The students were eventually arrested on October 27 and remain in custody. Their families have struggled to bail them out. The three Kashmiris faced a hostile legal fraternity in Agra after several lawyers’ associations decided not to provide legal help to the accused students. When they were presented at a local court in Agra for the first time on October 28, the students were heckled by the BJP youth wing and some lawyers. The families eventually had to hire a lawyer from neighbouring Mathura district to represent their kin.

Screengra of video showing the three Kashmiri students being assaulted as they were presented in court for the first time. Picture credit: Piyush Rai/Twitter

No government sanction

The courts have not helped with the bail process either. On January 25, as the police presented its chargesheet, Chaturvedi moved a bail application in the Agra court, citing section 167 (2) of the Criminal Procedure Code, which grants the right to default bail after 90 days if the investigation had not been completed. The police chargesheet was incomplete without the state government’s sanction, the application said.

“But the court rejected it without mentioning our averment properly,” Chaturvedi explained.

He added that the cognisance order, issued on January 27, mentioned that the police had applied for the state government’s sanction, and that whenever it was granted, it would be submitted along with the supplementary chargesheet.

According to a 1954 judgment of the Gauhati High Court, the state government’s sanction is required to ensure that prosecution takes place only “after due consideration”, when the “sanctioning authority is satisfied that there is a proper case to put the party on trial”.

However, the January 27 order outlines the next stages of the case. “The order mentions steps which are to be followed after cognisance is taken,” said Chaturvedi. “The question is how does the court know that the sanction will be granted by the state? The state may deny sanction. What will happen then? Therefore, the custody of my clients, after the period of 90 days, is completely illegal.”

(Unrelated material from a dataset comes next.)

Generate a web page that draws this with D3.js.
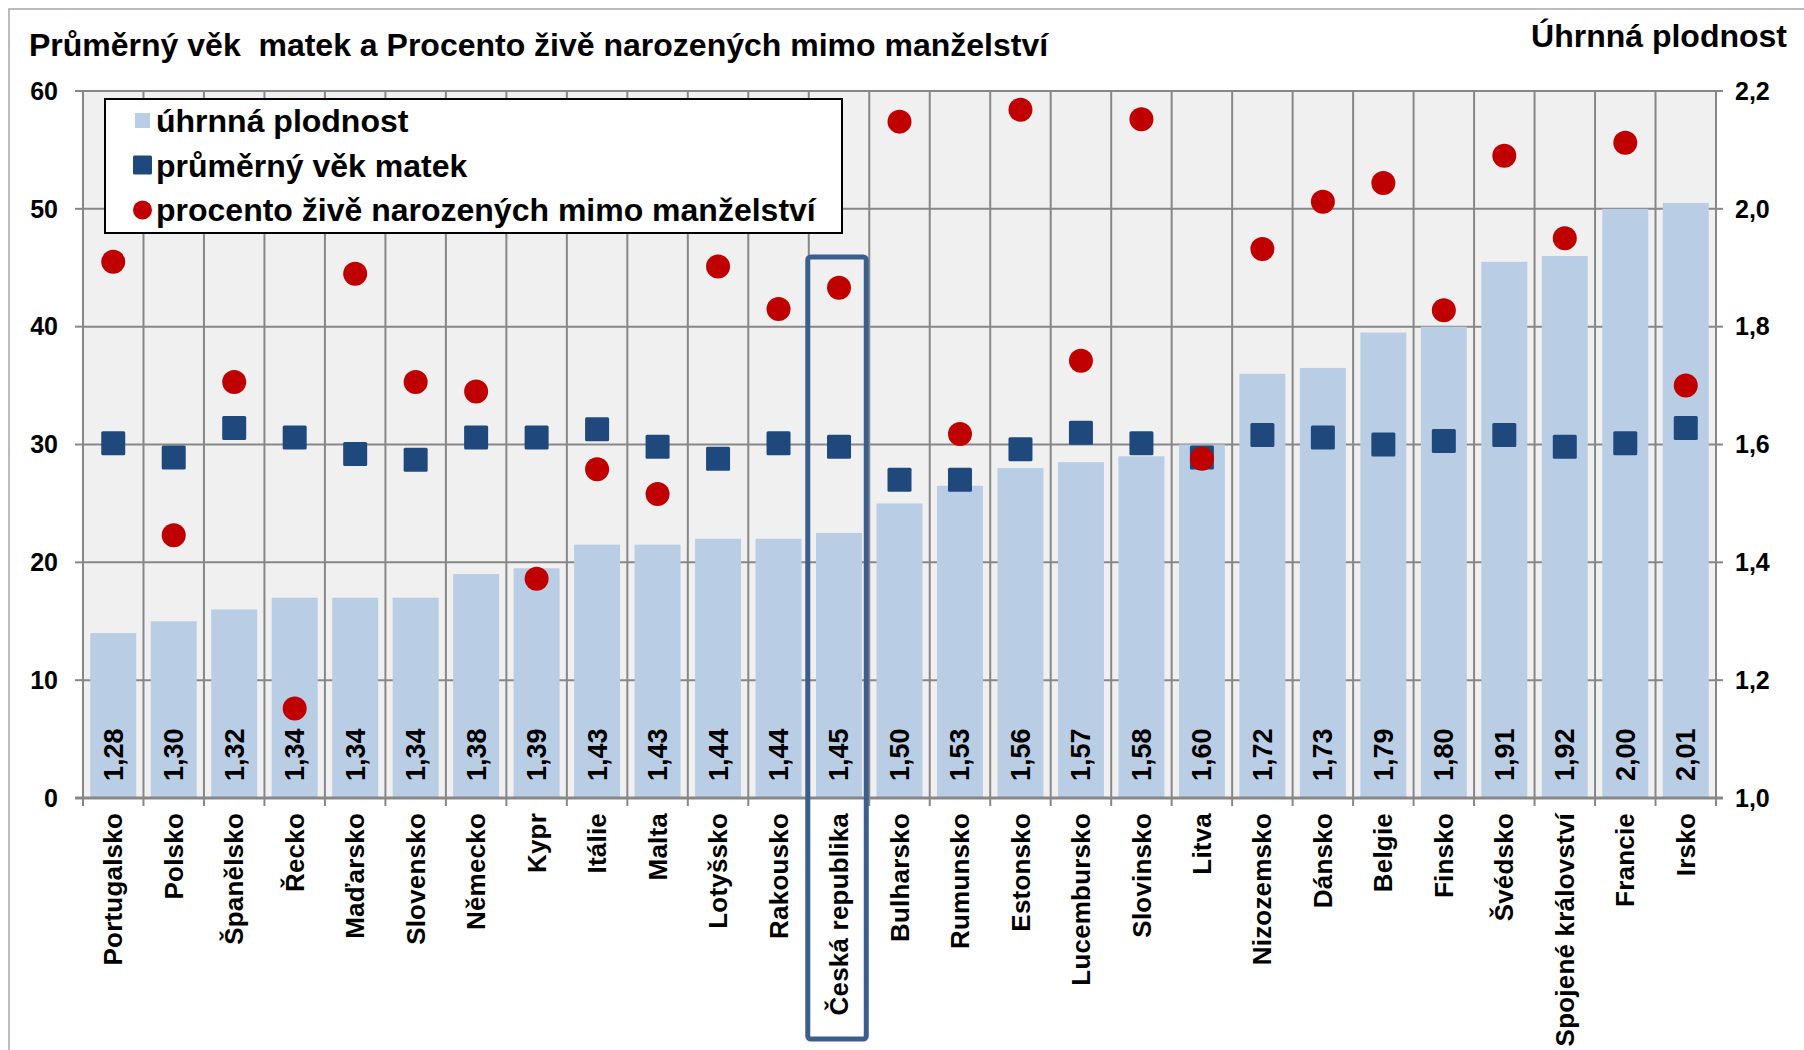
<!DOCTYPE html>
<html>
<head>
<meta charset="utf-8">
<script src="https://cdn.jsdelivr.net/npm/d3@7"></script>
<style>
  body { margin: 0; background: #fff; }
  svg text { font-family: "Liberation Sans", Arial, sans-serif; font-weight: bold; fill: #000; }
</style>
</head>
<body>
<svg id="chart"></svg>
<script>
const countries = ["Portugalsko", "Polsko", "Španělsko", "Řecko", "Maďarsko", "Slovensko",
  "Německo", "Kypr", "Itálie", "Malta", "Lotyšsko", "Rakousko", "Česká republika",
  "Bulharsko", "Rumunsko", "Estonsko", "Lucembursko", "Slovinsko", "Litva", "Nizozemsko",
  "Dánsko", "Belgie", "Finsko", "Švédsko", "Spojené království", "Francie", "Irsko"];

// úhrnná plodnost (right axis)
const fertility = [1.28, 1.30, 1.32, 1.34, 1.34, 1.34, 1.38, 1.39, 1.43, 1.43, 1.44, 1.44, 1.45,
  1.50, 1.53, 1.56, 1.57, 1.58, 1.60, 1.72, 1.73, 1.79, 1.80, 1.91, 1.92, 2.00, 2.01];

// průměrný věk matek (left axis)
const motherAge = [30.1, 28.9, 31.4, 30.6, 29.2, 28.7, 30.6, 30.6, 31.3, 29.8, 28.8, 30.1, 29.8,
  27.0, 27.0, 29.6, 31.0, 30.1, 28.9, 30.8, 30.6, 30.0, 30.3, 30.8, 29.8, 30.1, 31.4];

// procento živě narozených mimo manželství (left axis)
const outsideMarriage = [45.5, 22.3, 35.3, 7.6, 44.5, 35.3, 34.5, 18.6, 27.9, 25.8, 45.1, 41.5, 43.3,
  57.4, 30.9, 58.4, 37.1, 57.6, 28.8, 46.6, 50.6, 52.2, 41.4, 54.5, 47.5, 55.6, 35.0];

const leftTicks = [0, 10, 20, 30, 40, 50, 60];
const rightTicks = [1.0, 1.2, 1.4, 1.6, 1.8, 2.0, 2.2];
const highlight = "Česká republika";

const legendItems = [
  { label: "úhrnná plodnost", type: "bar" },
  { label: "průměrný věk matek", type: "square" },
  { label: "procento živě narozených mimo manželství", type: "circle" }
];

const dimensions = {
  width: 1804,
  height: 1050,
  margin: { top: 91, right: 88, bottom: 252, left: 83 }
};
dimensions.boundedWidth = dimensions.width - dimensions.margin.left - dimensions.margin.right;
dimensions.boundedHeight = dimensions.height - dimensions.margin.top - dimensions.margin.bottom;

const colors = {
  bar: "#b9cde5",
  square: "#1f497d",
  circle: "#c00000",
  grid: "#878787",
  plotBg: "#f0f0f0",
  box: "#3b5e8c"
};

const wrapper = d3.select("#chart")
  .attr("width", dimensions.width)
  .attr("height", dimensions.height);

// outer chart frame (only top/left edge are inside the picture)
wrapper.append("rect")
  .attr("x", 9).attr("y", 9)
  .attr("width", dimensions.width).attr("height", dimensions.height)
  .attr("fill", "none").attr("stroke", "#a6a6a6").attr("stroke-width", 1.5);

const bounds = wrapper.append("g")
  .attr("transform", `translate(${dimensions.margin.left},${dimensions.margin.top})`);

// scales
const xScale = d3.scaleBand()
  .domain(countries)
  .range([0, dimensions.boundedWidth])
  .paddingInner(0.24)
  .paddingOuter(0.12);
const step = xScale.step();
const bandStart = d => xScale(d) - step * 0.12;
const center = d => xScale(d) + xScale.bandwidth() / 2;

const yLeft = d3.scaleLinear().domain([0, 60]).range([dimensions.boundedHeight, 0]);
const yRight = d3.scaleLinear().domain([1.0, 2.2]).range([dimensions.boundedHeight, 0]);

// plot background
bounds.append("rect")
  .attr("width", dimensions.boundedWidth)
  .attr("height", dimensions.boundedHeight)
  .attr("fill", colors.plotBg);

// gridlines
bounds.append("g").selectAll("line")
  .data(leftTicks.slice(1))
  .join("line")
  .attr("x1", 0).attr("x2", dimensions.boundedWidth)
  .attr("y1", d => yLeft(d)).attr("y2", d => yLeft(d))
  .attr("stroke", colors.grid).attr("stroke-width", 2);

const boundaries = countries.map(bandStart).concat([dimensions.boundedWidth]);
bounds.append("g").selectAll("line")
  .data(boundaries)
  .join("line")
  .attr("x1", d => d).attr("x2", d => d)
  .attr("y1", 0).attr("y2", dimensions.boundedHeight + 8)
  .attr("stroke", colors.grid).attr("stroke-width", 2);

// bars
bounds.append("g").selectAll("rect")
  .data(countries)
  .join("rect")
  .attr("x", d => xScale(d))
  .attr("width", xScale.bandwidth())
  .attr("y", (d, i) => yRight(fertility[i]))
  .attr("height", (d, i) => dimensions.boundedHeight - yRight(fertility[i]))
  .attr("fill", colors.bar);

// bar value labels
const fmt = v => d3.format(".2f")(v).replace(".", ",");
bounds.append("g").selectAll("text")
  .data(countries)
  .join("text")
  .attr("transform", d => `translate(${center(d)},${dimensions.boundedHeight - 17}) rotate(-90)`)
  .attr("dy", "0.35em")
  .attr("font-size", 27)
  .text((d, i) => fmt(fertility[i]));

// axes lines + ticks
const axisG = bounds.append("g");
axisG.append("line")
  .attr("x1", 0).attr("x2", 0).attr("y1", 0).attr("y2", dimensions.boundedHeight)
  .attr("stroke", colors.grid).attr("stroke-width", 2);
axisG.append("line")
  .attr("x1", dimensions.boundedWidth).attr("x2", dimensions.boundedWidth)
  .attr("y1", 0).attr("y2", dimensions.boundedHeight)
  .attr("stroke", colors.grid).attr("stroke-width", 2);
axisG.append("line")
  .attr("x1", -8).attr("x2", dimensions.boundedWidth + 7)
  .attr("y1", dimensions.boundedHeight).attr("y2", dimensions.boundedHeight)
  .attr("stroke", colors.grid).attr("stroke-width", 3);

axisG.selectAll(".ltick")
  .data(leftTicks)
  .join("line")
  .attr("class", "ltick")
  .attr("x1", -8).attr("x2", 0)
  .attr("y1", d => yLeft(d)).attr("y2", d => yLeft(d))
  .attr("stroke", colors.grid).attr("stroke-width", 2);
axisG.selectAll(".rtick")
  .data(rightTicks)
  .join("line")
  .attr("class", "rtick")
  .attr("x1", dimensions.boundedWidth).attr("x2", dimensions.boundedWidth + 7)
  .attr("y1", d => yRight(d)).attr("y2", d => yRight(d))
  .attr("stroke", colors.grid).attr("stroke-width", 2);

axisG.selectAll(".llabel")
  .data(leftTicks)
  .join("text")
  .attr("class", "llabel")
  .attr("x", -25).attr("y", d => yLeft(d))
  .attr("dy", "0.35em")
  .attr("text-anchor", "end")
  .attr("font-size", 25)
  .text(d => d);
axisG.selectAll(".rlabel")
  .data(rightTicks)
  .join("text")
  .attr("class", "rlabel")
  .attr("x", dimensions.boundedWidth + 19).attr("y", d => yRight(d))
  .attr("dy", "0.35em")
  .attr("font-size", 25)
  .text(d => d3.format(".1f")(d).replace(".", ","));

// category labels
axisG.selectAll(".xlabel")
  .data(countries)
  .join("text")
  .attr("class", "xlabel")
  .attr("transform", d => `translate(${center(d)},${dimensions.boundedHeight + 15}) rotate(-90)`)
  .attr("dy", "0.35em")
  .attr("text-anchor", "end")
  .attr("font-size", 26)
  .attr("letter-spacing", 0.2)
  .text(d => d);

// markers
bounds.append("g").selectAll("rect")
  .data(countries)
  .join("rect")
  .attr("x", d => center(d) - 12)
  .attr("y", (d, i) => yLeft(motherAge[i]) - 12)
  .attr("width", 24).attr("height", 24)
  .attr("rx", 1.5)
  .attr("fill", colors.square);

bounds.append("g").selectAll("circle")
  .data(countries)
  .join("circle")
  .attr("cx", d => center(d))
  .attr("cy", (d, i) => yLeft(outsideMarriage[i]))
  .attr("r", 12)
  .attr("fill", colors.circle);

// highlight box for Czech Republic
bounds.append("rect")
  .attr("x", bandStart(highlight) - 1)
  .attr("y", 166)
  .attr("width", step - 2)
  .attr("height", 782)
  .attr("rx", 3)
  .attr("fill", "none")
  .attr("stroke", colors.box)
  .attr("stroke-width", 5);

// legend
const legend = wrapper.append("g").attr("transform", "translate(105,99)");
legend.append("rect")
  .attr("width", 737).attr("height", 134)
  .attr("fill", "#fff").attr("stroke", "#000").attr("stroke-width", 2);
const legendRows = legend.selectAll("g")
  .data(legendItems)
  .join("g")
  .attr("transform", (d, i) => `translate(0,${22 + i * 44.5})`);
legendRows.filter(d => d.type === "bar").append("rect")
  .attr("x", 30).attr("y", -8).attr("width", 15).attr("height", 15)
  .attr("fill", colors.bar);
legendRows.filter(d => d.type === "square").append("rect")
  .attr("x", 28).attr("y", -10).attr("width", 19).attr("height", 19).attr("rx", 1.5)
  .attr("fill", colors.square);
legendRows.filter(d => d.type === "circle").append("circle")
  .attr("cx", 37.5).attr("cy", 0).attr("r", 9.5)
  .attr("fill", colors.circle);
legendRows.append("text")
  .attr("x", 51).attr("y", 0)
  .attr("dy", "0.35em")
  .attr("font-size", 32)
  .text(d => d.label);

// titles
wrapper.append("text")
  .attr("x", 29).attr("y", 56)
  .attr("font-size", 32)
  .style("white-space", "pre")
  .text("Průměrný věk  matek a Procento živě narozených mimo manželství");
wrapper.append("text")
  .attr("x", 1787).attr("y", 47)
  .attr("text-anchor", "end")
  .attr("font-size", 32)
  .text("Úhrnná plodnost");
</script>
</body>
</html>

He said they were likely to challenge the cognisance order in the Allahabad High Court. Two petitions in the same matter are pending in the high court. One is a bail application by the families of the three students – so far, the bail hearing has been postponed at least eight times. The second application, also filed by the families, seeks the court’s direction to shift the case out of Agra to some other part of Uttar Pradesh.

The Agra court, he pointed out, took cognisance of the case a day after Republic Day, which celebrates the Indian Constitution. “The pious guarantee of personal liberty in the constitution has been ignored in this case,” he remarked.